=== Prompt ===
Reproduce only the stretch of entries below that begins at the first line and ends at the line holding "plt.rcParams['mathtext.it'] = 'Liberation".

• • •

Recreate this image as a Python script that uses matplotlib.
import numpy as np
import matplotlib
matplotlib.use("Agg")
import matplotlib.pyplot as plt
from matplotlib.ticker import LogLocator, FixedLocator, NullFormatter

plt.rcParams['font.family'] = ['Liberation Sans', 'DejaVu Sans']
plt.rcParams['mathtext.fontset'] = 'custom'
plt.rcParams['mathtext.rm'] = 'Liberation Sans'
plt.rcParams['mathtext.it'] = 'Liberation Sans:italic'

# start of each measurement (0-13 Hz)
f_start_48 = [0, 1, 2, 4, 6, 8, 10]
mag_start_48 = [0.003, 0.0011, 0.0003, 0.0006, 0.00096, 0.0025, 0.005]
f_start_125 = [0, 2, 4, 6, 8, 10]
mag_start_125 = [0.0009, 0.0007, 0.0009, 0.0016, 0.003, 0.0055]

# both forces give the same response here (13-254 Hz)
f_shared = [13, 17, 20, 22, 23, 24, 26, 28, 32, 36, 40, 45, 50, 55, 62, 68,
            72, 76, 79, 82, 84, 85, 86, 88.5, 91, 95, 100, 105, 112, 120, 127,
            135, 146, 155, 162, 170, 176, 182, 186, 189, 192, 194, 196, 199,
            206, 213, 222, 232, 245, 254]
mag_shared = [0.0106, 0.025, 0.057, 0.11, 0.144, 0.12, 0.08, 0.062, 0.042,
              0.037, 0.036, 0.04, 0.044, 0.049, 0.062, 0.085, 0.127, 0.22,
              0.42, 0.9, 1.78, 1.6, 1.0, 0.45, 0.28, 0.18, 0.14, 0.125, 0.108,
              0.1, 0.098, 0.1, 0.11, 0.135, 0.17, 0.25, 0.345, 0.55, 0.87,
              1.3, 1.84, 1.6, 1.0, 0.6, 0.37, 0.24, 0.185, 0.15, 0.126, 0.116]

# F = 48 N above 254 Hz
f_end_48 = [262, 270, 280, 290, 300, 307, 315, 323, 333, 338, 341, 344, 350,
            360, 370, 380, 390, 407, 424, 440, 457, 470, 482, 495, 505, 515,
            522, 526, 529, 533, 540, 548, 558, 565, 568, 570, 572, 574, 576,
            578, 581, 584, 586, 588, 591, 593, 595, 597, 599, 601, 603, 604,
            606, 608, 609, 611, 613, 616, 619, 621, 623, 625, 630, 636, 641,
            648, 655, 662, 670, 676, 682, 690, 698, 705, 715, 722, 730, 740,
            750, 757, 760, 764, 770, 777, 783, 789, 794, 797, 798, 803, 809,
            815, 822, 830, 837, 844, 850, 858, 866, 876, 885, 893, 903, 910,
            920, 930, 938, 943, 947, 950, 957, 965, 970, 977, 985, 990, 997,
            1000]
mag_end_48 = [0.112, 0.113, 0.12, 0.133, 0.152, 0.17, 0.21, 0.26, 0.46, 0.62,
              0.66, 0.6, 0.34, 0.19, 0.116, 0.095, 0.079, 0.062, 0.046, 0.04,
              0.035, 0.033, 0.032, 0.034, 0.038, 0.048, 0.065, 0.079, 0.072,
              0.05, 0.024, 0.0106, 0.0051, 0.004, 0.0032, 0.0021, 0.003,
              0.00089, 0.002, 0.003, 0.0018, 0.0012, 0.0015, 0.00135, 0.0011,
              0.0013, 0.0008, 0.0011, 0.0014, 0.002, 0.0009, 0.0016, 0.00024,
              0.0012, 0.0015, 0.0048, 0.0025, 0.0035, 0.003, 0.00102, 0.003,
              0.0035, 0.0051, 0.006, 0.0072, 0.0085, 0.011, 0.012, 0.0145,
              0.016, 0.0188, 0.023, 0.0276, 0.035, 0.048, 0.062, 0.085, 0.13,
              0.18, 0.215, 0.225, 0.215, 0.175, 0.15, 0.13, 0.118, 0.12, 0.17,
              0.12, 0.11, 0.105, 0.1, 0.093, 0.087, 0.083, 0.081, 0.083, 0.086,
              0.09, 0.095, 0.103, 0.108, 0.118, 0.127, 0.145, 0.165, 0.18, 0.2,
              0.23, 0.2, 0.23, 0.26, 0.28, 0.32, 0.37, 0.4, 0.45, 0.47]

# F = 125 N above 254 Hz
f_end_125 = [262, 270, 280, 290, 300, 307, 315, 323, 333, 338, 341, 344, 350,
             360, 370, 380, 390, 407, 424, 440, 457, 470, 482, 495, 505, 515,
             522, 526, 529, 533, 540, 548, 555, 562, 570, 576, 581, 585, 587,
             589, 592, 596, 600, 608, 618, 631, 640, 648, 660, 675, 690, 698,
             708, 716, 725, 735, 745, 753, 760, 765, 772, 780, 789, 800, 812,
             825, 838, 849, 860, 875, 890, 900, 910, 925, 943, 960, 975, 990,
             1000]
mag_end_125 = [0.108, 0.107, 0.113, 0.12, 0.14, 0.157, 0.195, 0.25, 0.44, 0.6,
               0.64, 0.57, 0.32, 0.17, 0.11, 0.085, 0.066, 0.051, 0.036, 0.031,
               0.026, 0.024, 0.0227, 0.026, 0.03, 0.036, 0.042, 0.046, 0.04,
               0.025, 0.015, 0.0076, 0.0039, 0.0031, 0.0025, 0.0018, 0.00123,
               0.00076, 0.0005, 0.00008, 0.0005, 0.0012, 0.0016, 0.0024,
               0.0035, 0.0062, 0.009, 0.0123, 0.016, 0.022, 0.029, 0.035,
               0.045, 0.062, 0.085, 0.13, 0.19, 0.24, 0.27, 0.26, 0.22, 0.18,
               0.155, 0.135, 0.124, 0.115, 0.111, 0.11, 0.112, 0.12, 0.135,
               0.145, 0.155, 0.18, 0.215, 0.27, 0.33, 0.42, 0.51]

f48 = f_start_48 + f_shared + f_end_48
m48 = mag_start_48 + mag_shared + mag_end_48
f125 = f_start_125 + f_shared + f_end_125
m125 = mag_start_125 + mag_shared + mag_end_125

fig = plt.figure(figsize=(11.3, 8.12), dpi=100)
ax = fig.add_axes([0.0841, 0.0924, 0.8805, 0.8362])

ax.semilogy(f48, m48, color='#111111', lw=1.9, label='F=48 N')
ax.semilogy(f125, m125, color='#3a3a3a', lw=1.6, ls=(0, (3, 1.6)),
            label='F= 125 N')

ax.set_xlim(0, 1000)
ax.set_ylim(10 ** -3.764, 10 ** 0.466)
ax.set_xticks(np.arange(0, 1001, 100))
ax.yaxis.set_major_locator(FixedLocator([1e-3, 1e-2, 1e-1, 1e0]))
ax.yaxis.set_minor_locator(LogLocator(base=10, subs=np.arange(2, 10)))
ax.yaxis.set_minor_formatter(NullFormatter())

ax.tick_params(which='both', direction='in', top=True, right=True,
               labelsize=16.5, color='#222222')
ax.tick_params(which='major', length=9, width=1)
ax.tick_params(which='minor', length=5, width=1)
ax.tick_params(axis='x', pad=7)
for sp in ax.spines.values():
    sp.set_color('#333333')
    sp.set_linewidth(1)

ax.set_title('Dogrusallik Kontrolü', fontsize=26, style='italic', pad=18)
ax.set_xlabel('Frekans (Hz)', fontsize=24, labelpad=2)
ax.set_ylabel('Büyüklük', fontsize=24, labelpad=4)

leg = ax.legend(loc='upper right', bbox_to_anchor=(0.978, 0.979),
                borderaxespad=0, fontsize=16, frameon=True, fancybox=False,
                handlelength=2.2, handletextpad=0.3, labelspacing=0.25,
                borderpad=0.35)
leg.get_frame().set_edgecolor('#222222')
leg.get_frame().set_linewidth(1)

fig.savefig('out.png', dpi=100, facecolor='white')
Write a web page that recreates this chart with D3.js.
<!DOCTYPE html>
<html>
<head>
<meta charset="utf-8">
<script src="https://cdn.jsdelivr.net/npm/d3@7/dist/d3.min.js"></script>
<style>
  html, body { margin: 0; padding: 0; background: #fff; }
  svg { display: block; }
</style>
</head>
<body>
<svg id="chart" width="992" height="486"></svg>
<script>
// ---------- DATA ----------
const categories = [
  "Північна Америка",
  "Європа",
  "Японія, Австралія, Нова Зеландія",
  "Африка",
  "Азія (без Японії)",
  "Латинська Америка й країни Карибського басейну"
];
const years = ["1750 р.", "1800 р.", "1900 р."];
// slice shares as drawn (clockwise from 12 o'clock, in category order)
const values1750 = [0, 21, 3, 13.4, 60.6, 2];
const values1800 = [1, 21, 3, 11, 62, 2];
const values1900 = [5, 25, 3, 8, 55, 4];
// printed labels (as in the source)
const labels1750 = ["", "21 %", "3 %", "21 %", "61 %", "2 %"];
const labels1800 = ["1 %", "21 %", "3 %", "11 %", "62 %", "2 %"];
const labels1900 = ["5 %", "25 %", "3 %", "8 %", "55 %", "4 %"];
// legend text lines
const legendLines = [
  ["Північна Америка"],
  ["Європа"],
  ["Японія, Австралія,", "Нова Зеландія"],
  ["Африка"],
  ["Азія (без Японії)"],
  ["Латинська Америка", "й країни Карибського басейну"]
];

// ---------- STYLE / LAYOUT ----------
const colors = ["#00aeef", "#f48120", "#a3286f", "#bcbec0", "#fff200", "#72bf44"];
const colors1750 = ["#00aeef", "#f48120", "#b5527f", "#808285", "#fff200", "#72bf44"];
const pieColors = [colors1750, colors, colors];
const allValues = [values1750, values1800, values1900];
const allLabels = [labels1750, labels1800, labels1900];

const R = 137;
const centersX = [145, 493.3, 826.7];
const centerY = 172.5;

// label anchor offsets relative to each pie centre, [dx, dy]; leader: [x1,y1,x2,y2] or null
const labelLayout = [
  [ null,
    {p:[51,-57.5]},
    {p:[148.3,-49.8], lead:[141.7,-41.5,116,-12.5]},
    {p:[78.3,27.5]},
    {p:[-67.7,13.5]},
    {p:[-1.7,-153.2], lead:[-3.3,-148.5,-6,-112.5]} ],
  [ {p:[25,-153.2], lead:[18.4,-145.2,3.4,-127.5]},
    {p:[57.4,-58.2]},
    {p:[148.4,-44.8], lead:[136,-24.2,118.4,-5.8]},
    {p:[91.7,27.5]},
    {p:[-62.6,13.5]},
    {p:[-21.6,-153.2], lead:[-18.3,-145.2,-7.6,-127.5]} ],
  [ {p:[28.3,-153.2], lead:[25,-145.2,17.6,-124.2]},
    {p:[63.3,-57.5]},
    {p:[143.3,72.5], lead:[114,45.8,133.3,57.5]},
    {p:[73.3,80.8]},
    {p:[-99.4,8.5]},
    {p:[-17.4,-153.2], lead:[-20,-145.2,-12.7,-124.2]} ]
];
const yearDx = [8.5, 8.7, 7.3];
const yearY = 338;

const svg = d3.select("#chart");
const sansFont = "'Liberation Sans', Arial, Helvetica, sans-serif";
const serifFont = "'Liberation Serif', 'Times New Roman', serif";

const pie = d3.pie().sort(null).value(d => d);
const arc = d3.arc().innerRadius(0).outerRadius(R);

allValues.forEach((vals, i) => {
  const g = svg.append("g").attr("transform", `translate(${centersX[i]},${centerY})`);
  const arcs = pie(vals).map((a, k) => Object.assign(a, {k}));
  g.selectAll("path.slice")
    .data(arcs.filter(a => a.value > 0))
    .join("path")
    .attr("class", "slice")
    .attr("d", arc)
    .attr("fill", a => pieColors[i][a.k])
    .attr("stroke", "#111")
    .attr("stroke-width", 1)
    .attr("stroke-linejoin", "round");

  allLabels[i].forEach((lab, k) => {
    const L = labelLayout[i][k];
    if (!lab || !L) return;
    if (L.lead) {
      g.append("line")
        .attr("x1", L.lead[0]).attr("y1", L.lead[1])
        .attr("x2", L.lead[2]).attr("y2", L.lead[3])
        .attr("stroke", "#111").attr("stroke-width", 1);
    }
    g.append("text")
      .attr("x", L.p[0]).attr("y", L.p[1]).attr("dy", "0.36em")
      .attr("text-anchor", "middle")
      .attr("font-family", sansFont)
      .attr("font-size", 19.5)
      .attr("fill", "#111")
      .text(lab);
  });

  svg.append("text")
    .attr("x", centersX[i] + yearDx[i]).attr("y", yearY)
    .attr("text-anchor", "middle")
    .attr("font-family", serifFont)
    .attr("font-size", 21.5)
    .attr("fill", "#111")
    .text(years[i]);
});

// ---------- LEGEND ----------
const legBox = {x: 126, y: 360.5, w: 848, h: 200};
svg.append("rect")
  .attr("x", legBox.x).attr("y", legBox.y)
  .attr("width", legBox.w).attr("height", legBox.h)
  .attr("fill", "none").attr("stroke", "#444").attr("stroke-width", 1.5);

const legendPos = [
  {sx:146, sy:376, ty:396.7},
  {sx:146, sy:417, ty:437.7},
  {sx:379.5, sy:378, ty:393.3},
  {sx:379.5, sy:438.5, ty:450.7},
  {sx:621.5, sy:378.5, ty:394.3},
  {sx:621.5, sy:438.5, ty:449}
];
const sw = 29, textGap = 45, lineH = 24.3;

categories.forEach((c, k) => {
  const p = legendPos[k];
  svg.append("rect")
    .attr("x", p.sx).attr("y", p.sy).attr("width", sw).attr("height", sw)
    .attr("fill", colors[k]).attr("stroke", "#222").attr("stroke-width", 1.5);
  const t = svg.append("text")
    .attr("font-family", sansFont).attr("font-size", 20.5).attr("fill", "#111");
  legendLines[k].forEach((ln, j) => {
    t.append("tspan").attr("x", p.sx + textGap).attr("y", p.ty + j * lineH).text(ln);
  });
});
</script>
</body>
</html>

• • •

=== Answer to the task ===
Recreate this image as a Python script that uses matplotlib.
import numpy as np
import matplotlib
matplotlib.use("Agg")
import matplotlib.pyplot as plt
from matplotlib.ticker import LogLocator, FixedLocator, NullFormatter

plt.rcParams['font.family'] = ['Liberation Sans', 'DejaVu Sans']
plt.rcParams['mathtext.fontset'] = 'custom'
plt.rcParams['mathtext.rm'] = 'Liberation Sans'
plt.rcParams['mathtext.it'] = 'Liberation Sans:italic'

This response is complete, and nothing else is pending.